Earlier this week, Preservation Virginia held their annual conference right here in Leesburg. Among the topics addressed, one of the most pressing was the issue of economic sustainability for historic sites in Virginia and nationwide. This is no small matter.
When we save a historically significant site, we then have to care for it and support it. If you own a home, you know that maintenance costs for an ordinary property are sometimes daunting. The cost of caring for 200+ year old buildings can be staggering, especially since close attention must be paid to using appropriate materials and methods of repair.
There was a lot of discussion at the conference about funding models. Government funds have dried up and aren’t a reliable source of income for these sites.
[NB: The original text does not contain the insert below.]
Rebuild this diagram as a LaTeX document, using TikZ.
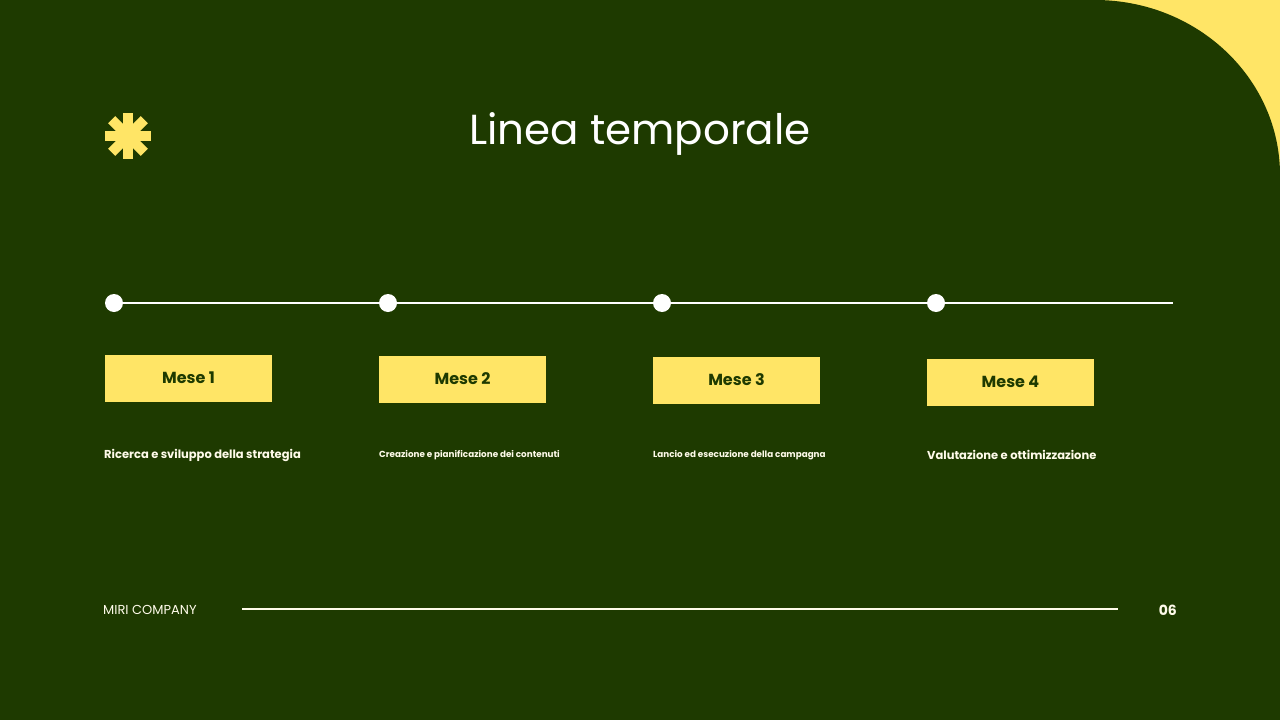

Visitation has been flat or declining among house museums in particular for years, so admission fees aren’t the income source solution either. Lots of other models were discussed, including innovative use of tax credits, leasing arrangements, events, and adaptive reuses of these properties. The vital nature of cultural and natural resource preservation in drawing tourism to our region was highlighted, and is one of the most hopeful pieces of the funding jigsaw puzzle.
More and more donors are looking at their charitable contributions as investments in organizations. At Oatlands, we view every donor as investor in our mission to serve the community. We know that there are people out there who share our passion for preserving our cultural and natural resources, and we are deeply grateful to them every day. But the donations from this group aren’t going to be enough in the long-term to preserve and sustain all the worthy sites in this country.
What are your thoughts about sustainable economic models? Are you a preservation purist, or are you open to innovative, non-traditional uses of these properties? Do you think historic sites are important at all? Important to tourism? We’d love to engage people in this conversation and learn from everyone’s thoughts.